Remote Global Health Internship Is Not an Oxymoron

Beth Brines uses technology on campus to connect with global partners

Q&A with Elizabeth Brines

Master’s Student in Health Behavior and Health Education, Gelman Global Scholar

Beth Brines, master's student in health behavior and health educationElizabeth Brines, second-year master’s student in Health Behavior and Health Education, embarked on an adventure this summer that was quite different from what she had envisioned. Brines had hoped to be in India learning from global health partners in community—and on location.

When all global placements were cancelled as a result of the COVID-19 pandemic, the option to engage remotely in a global health-related project became the only viable option. We asked Brines how she adapted, what she learned from the experience, and what she was able to contribute to public health in Kenya.

What was your first thought when you realized your placement in India had been cancelled?

To be honest, I was relieved. I just knew it wasn’t the right time to be embarking on an on-site international experience. I was incredibly grateful the Office for Global Public Health was able to offer student stipends for remote global internships. I reached out to Dr. Rivet Amico, knowing she does extensive work on global projects, and she came up with several ideas. When she started talking about the PUMA project, I got so excited and I knew it could be a great fit for me.

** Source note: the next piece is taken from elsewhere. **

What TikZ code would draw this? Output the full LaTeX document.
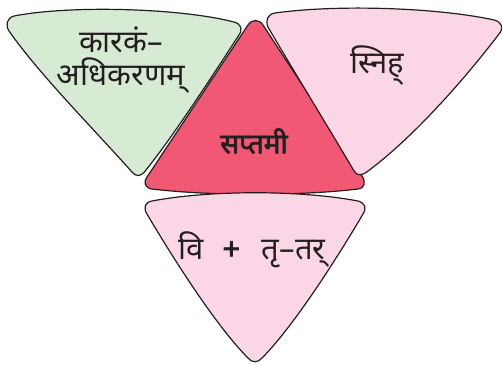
\documentclass[tikz,border=0pt]{standalone}
\usepackage{fontspec}
\newfontfamily\deva[Script=Devanagari]{Noto Sans}
\newfontfamily\devab[Script=Devanagari,FakeBold=2.5]{Noto Sans}
\definecolor{lgreen}{RGB}{214,234,212}
\definecolor{lpink}{RGB}{250,214,230}
\definecolor{dred}{RGB}{240,88,115}
\definecolor{ink}{RGB}{35,31,32}
\tikzset{
  petal/.style={draw=ink, line width=1.2pt, line join=round},
  lbl/.style={text=ink, font=\deva\fontsize{31}{33}\selectfont, align=center, inner sep=0pt}
}
\begin{document}
\begin{tikzpicture}[x=1pt,y=-1pt]
\useasboundingbox (0,0) rectangle (502,364);
% red centre
\path[petal, fill=dred] (248,25) .. controls (252,19) and (259,19) .. (263,25)
  -- (362,176) .. controls (366,182) and (365,188) .. (358,189)
  .. controls (300,196) and (210,196) .. (152,189)
  .. controls (145,188) and (143,182) .. (147,177) -- cycle;
% green
\path[petal, fill=lgreen] (14,16) .. controls (70,5) and (180,8) .. (234,22)
  .. controls (241,24) and (243,29) .. (239,35)
  .. controls (200,95) and (170,140) .. (146,170)
  .. controls (141,177) and (136,177) .. (132,172)
  .. controls (90,125) and (40,75) .. (9,31)
  .. controls (5,25) and (7,18) .. (14,16) -- cycle;
% pink right
\path[petal, fill=lpink] (275,13) .. controls (340,4) and (440,8) .. (494,20)
  .. controls (502,22) and (504,28) .. (499,34)
  .. controls (460,85) and (410,140) .. (368,171)
  .. controls (362,176) and (357,176) .. (354,171)
  .. controls (330,130) and (290,65) .. (268,27)
  .. controls (265,20) and (268,14) .. (275,13) -- cycle;
% pink bottom
\path[petal, fill=lpink] (152,201) .. controls (210,190) and (300,190) .. (358,201)
  .. controls (365,203) and (367,208) .. (363,214)
  .. controls (330,270) and (290,330) .. (262,358)
  .. controls (258,363) and (252,363) .. (248,358)
  .. controls (220,330) and (180,270) .. (147,214)
  .. controls (143,208) and (145,202) .. (152,201) -- cycle;
\node[lbl] (karaka) at (121,60) {कारकं–\\अधिकरणम्};
\node[lbl] (snih) at (377,66) {स्निह्};
\node[lbl, font=\devab\fontsize{28}{30}\selectfont] (saptami) at (254,141) {सप्तमी};
\node[lbl] (vi) at (252,250) {वि\hspace{0.6em}{\devab+}\hspace{0.7em}तृ–तर्};
\end{tikzpicture}
\end{document}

What is the PUMA project and why were you so excited about it?

The PUMA project is a collaboration between the University of California San Francisco’s Hair Analysis Lab, Jomo Kenyatta University of Agriculture and Technology (JKUAT), clinicians in Thika, Kenya, who administer PrEP (a drug that prevents HIV infection), and the University of Michigan.

My role was to familiarize myself with a recent PrEP adherence test study that had been done in Kenya and to share the results back with the community. In general, I am interested in improving prescription adherence (and thereby lowering the risk of HIV) through effective monitoring. More importantly for the scope of my role, I think it is essential to involve communities that invest their time and energy into providing useful data with access to the research results. And I knew the PUMA project would give me insights into a research model that does that.

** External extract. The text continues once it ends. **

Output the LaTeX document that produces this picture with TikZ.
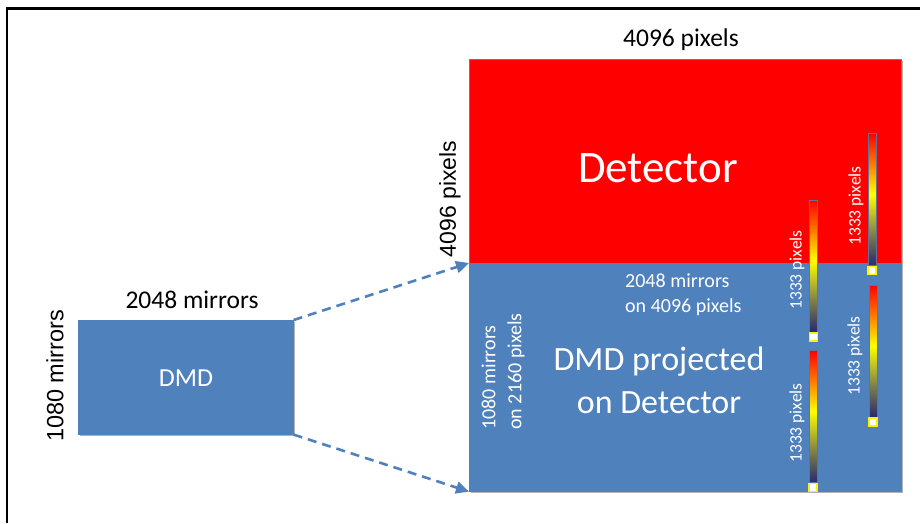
\documentclass[tikz,border=0pt]{standalone}
\usepackage{fontspec}
\setmainfont{Carlito}
\newfontfamily\arialf{Liberation Sans}
\usetikzlibrary{arrows.meta,shadows}
\definecolor{dmdblue}{RGB}{79,129,189}
\definecolor{navyb}{RGB}{40,40,112}
\definecolor{oliveb}{RGB}{128,128,72}
\definecolor{orangeb}{RGB}{255,128,0}
\definecolor{barline}{RGB}{95,115,155}
\pgfdeclareverticalshading{barshade}{100bp}{color(0bp)=(navyb); color(25bp)=(navyb); color(37bp)=(oliveb); color(52bp)=(yellow); color(63bp)=(orangeb); color(75bp)=(red); color(100bp)=(red)}
\tikzset{
  box/.style={rectangle, inner sep=0pt, draw=dmdblue, line width=0.6pt,
    drop shadow={shadow xshift=1.8pt, shadow yshift=-1.8pt, opacity=0.3, fill=black}},
  gbar/.style={rectangle, inner sep=0pt, minimum width=8pt, minimum height=132pt,
    shading=barshade, draw=barline, line width=0.5pt},
  sq/.style={rectangle, inner sep=0pt, minimum width=8pt, minimum height=8pt,
    fill=white, draw=yellow, line width=1.4pt},
  barlbl/.style={rotate=90, text=white, font=\fontsize{17.5}{20}\selectfont, inner sep=0pt},
  dasharrow/.style={draw=dmdblue, line width=2.6pt, dash pattern=on 9pt off 6pt,
    -{Triangle[length=13pt,width=12pt]}},
}
\begin{document}
\begin{tikzpicture}[x=1pt,y=-1pt]
\useasboundingbox (0,0) rectangle (920,523);
% frame
\draw[line width=2.6pt] (7,523) -- (7,8.5) -- (921,8.5);
% boxes
\node[box, fill=red, minimum width=432pt, minimum height=204pt, anchor=north west] (det) at (469,59) {};
\node[box, fill=dmdblue, minimum width=432pt, minimum height=228pt, anchor=north west] (proj) at (469,263) {};
\node[box, fill=dmdblue, minimum width=215pt, minimum height=114pt, anchor=north west] (dmd) at (78,320) {};
% texts
\node[font=\fontsize{25.5}{30}\selectfont] (toplbl) at (681,40) {4096 pixels};
\node[rotate=90, font=\arialf\fontsize{23}{28}\selectfont] (sidelbl) at (450,199) {4096 pixels};
\node[font=\fontsize{25.5}{30}\selectfont] (dmdw) at (192,300) {2048 mirrors};
\node[rotate=90, font=\arialf\fontsize{23.5}{28}\selectfont] (dmdh) at (55,376) {1080 mirrors};
\node[text=white, font=\fontsize{26}{30}\selectfont] (dmdtxt) at (186,378) {DMD};
\node[text=white, font=\fontsize{45}{50}\selectfont] (dettxt) at (658,168) {Detector};
\node[text=white, align=left, anchor=west, inner sep=0pt, font=\fontsize{20}{25}\selectfont] (projw) at (625,294.5)
  {2048 mirrors\\on 4096 pixels};
\node[text=white, align=left, rotate=90, inner sep=0pt, font=\fontsize{20}{26}\selectfont] (projh) at (503,371.5)
  {1080 mirrors\\on 2160 pixels};
\node[text=white, align=center, font=\fontsize{34}{43}\selectfont] (projtxt) at (659,380)
  {DMD projected\\on Detector};
% arrows
\draw[dasharrow] (dmd.north east) -- (proj.north west);
\draw[dasharrow] (dmd.south east) -- (proj.south west);
% gradient bars
\node[gbar] (barA) at (813.5,266) {};
\node[sq, anchor=north] (sqA) at (barA.south) {};
\node[gbar] (barB) at (872,199.5) {};
\node[sq, anchor=north] (sqB) at (barB.south) {};
\node[gbar] (barC) at (873,351) {};
\node[sq, anchor=north] (sqC) at (barC.south) {};
\node[gbar] (barD) at (813,416.5) {};
\node[sq, anchor=north] (sqD) at (barD.south) {};
% bar labels
\node[barlbl] (lblA) at (797,270) {1333 pixels};
\node[barlbl] (lblB) at (856,206) {1333 pixels};
\node[barlbl] (lblC) at (855,356) {1333 pixels};
\node[barlbl] (lblD) at (797,423) {1333 pixels};
\end{tikzpicture}
\end{document}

Researchers have an obligation to share the results of studies with participants so they can see how their feedback is contributing to future decisions. By making that collaborative effort to circle back to the participants, we show respect for their insights and build trust in research.

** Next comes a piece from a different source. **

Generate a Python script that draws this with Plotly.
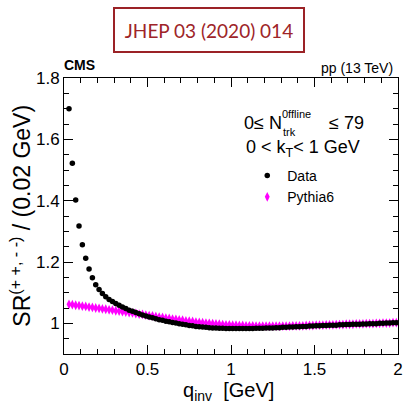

Working with Dr. Kenneth Ngure, a prominent social-behavioral scientist in Kenya, and his research and implementation team, we created materials to communicate the results of the study back to participants and also developed a tool to assist staff with implementing the future point-of-care test.

How does this test factor into HIV prevention and communication measures in Kenya?

The rationale behind the use of a point-of-care PrEP test is to improve our understanding of adherence. Previous studies indicate that young women in sub-Saharan Africa often overreport adherence. Knowing that, this type of test becomes valuable for three reasons.

  1. Adherence to PrEP dosages and timing is necessary for the drug to be effective. PrEP is highly effective at preventing HIV infection, but only when taken as directed.
  2. Testing drug levels is a substantially better predictor of PrEP efficacy than self-reporting, especially in populations with known over-reporting.
  3. Real-time monitoring and point-of-care conversations with providers may be effective at improving adherence.

To create more tools for HIV prevention in Kenyan populations, we need better ways of assessing if patients are taking PrEP in a quantity that actually delivers protection. When implemented properly, this type of test can open the door for conversations around why someone may not be taking their PrEP regularly. Once that conversation begins, providers can work with patients to find new strategies for protecting themselves.

What did you learn about how global health partners work together?

I certainly learned from my remote global health experience how to get creative. Dr. Amico is an original and free thinker, and I learned from her new ways to improvise and play around with what you’re given to produce something unique and hopefully valuable for public health. Before this internship, I never would have listed creativity as one of my skills. But since working with Dr. Amico and working on this project, I’ve found myself becoming more intentionally experimental in bringing elements of creativity into work.

I gained many new perspectives from the PUMA team, including the recognition that I do not and never will have all of the answers. In asking the right questions and being open to feedback from a variety of partners, however, we can together make any product or study stronger than anything I could have come up with on my own. Humility is critical to being an effective public health professional, and this experience highlighted beautifully the value of collaboration.

I also learned how to communicate more effectively with research partners here and abroad and how to adapt to an international context. These skills are critical to engaging in global health work, and I’m grateful for the opportunity to be working with an international team particularly during this time of a global pandemic.